This repository consists of the implementation of KRED: Knowledge-Aware Document Representation for News Recommendations using as a starting point the paper authors' code which has been refactored and enhanced with the development of two extensions.

Content of this document:

Original model description
Datasets description
Guide for reproducing the experiments
Environment requirements
Extensions developed by our team

This repository contains:

This descriptive document
The actual code implementation
The Python notebook to be run on Google Colab (for a quick demo)

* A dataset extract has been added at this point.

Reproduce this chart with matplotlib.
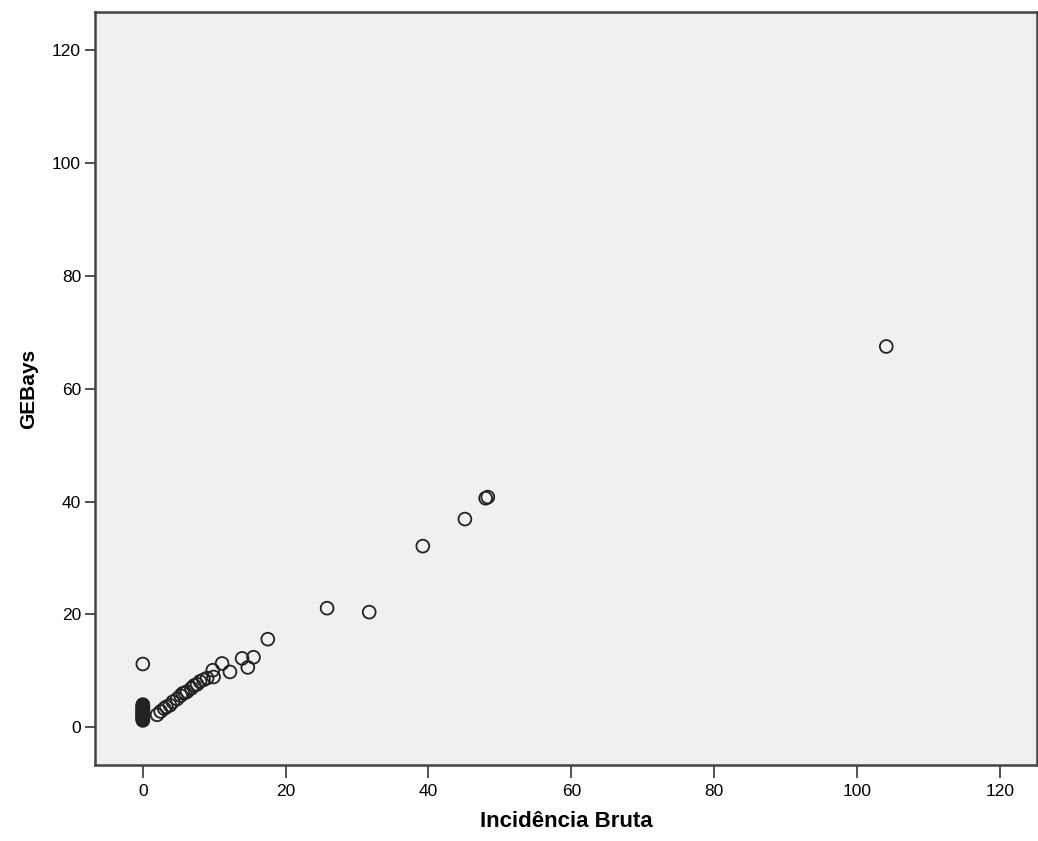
import matplotlib
matplotlib.use("Agg")
import matplotlib.pyplot as plt

plt.rcParams['font.family'] = ['Liberation Sans', 'DejaVu Sans']

# Incidencia Bruta (x) vs GEBays (y)
zero_col_y = [1.2, 1.4, 1.5, 1.7, 1.9, 2.0, 2.2, 2.4, 2.6, 2.8, 3.0, 3.2, 3.4, 3.6, 3.8, 4.0]
inc_bruta = [0.0] * len(zero_col_y) + [
    0.0, 2.0, 2.5, 3.0, 3.3, 3.8, 4.2, 4.8, 5.3, 5.6, 5.9, 6.2, 6.8, 7.2, 7.6,
    8.0, 8.5, 9.0, 9.9, 9.8, 11.1, 12.2, 13.9, 14.7, 15.5, 17.5, 25.8, 31.7,
    39.2, 45.1, 48.0, 48.3, 104.1,
]
ge_bays = zero_col_y + [
    11.2, 2.2, 2.8, 3.3, 3.6, 3.9, 4.5, 5.0, 5.6, 6.0, 6.1, 6.3, 6.9, 7.4, 7.6,
    8.1, 8.4, 8.7, 8.9, 10.1, 11.3, 9.8, 12.2, 10.6, 12.4, 15.6, 21.1, 20.4,
    32.1, 36.9, 40.6, 40.8, 67.5,
]

fig = plt.figure(figsize=(10.38, 8.41), dpi=100)
ax = fig.add_axes([0.0915, 0.0904, 0.9075, 0.8953])
ax.set_facecolor('#f0f0f0')

ax.scatter(inc_bruta, ge_bays, s=85, facecolors='none', edgecolors='#222222', linewidths=1.3)

ax.set_xlim(-6.7, 125.2)
ax.set_ylim(-6.7, 126.8)
ax.set_xticks(range(0, 121, 20))
ax.set_yticks(range(0, 121, 20))

for sp in ax.spines.values():
    sp.set_color('#444444')
    sp.set_linewidth(1.8)

ax.tick_params(axis='x', length=9, width=1.2, color='#333333', labelsize=12.5, pad=5)
ax.tick_params(axis='y', length=7, width=1.2, color='#333333', labelsize=12.5, pad=3)

ax.set_xlabel('Incidência Bruta', fontsize=16, fontweight='bold', labelpad=8)
ax.set_ylabel('GEBays', fontsize=15, fontweight='bold', labelpad=10)

fig.savefig('out.png', dpi=100, facecolor='white')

This repository does NOT contain:

The datasets
The checkpoints of the trained models

(due to storage restrictions imposed by GitHub, but the datasets can be downloaded from the sources or requested to the developers together with the checkpoints)

Model Description:

KRED is a knowledge enhanced framework which enhance a document embedding with knowledge information for multiple news recommendation tasks. The framework mainly contains two parts: the representation enhancement part(left) and the multi-task training part(right). This model has been used as a starting point for the extensions development as well as the baseline for performance comparisons.

Dataset Description:

We use MIND dataset for the baseline model in this repo (in these experiments we do not use the local news detection task due to MIND dataset missing location information and, more precisely, only the user2item single-task recommendation has been addressed). MIND Small has been selected due to limitations in computational resources.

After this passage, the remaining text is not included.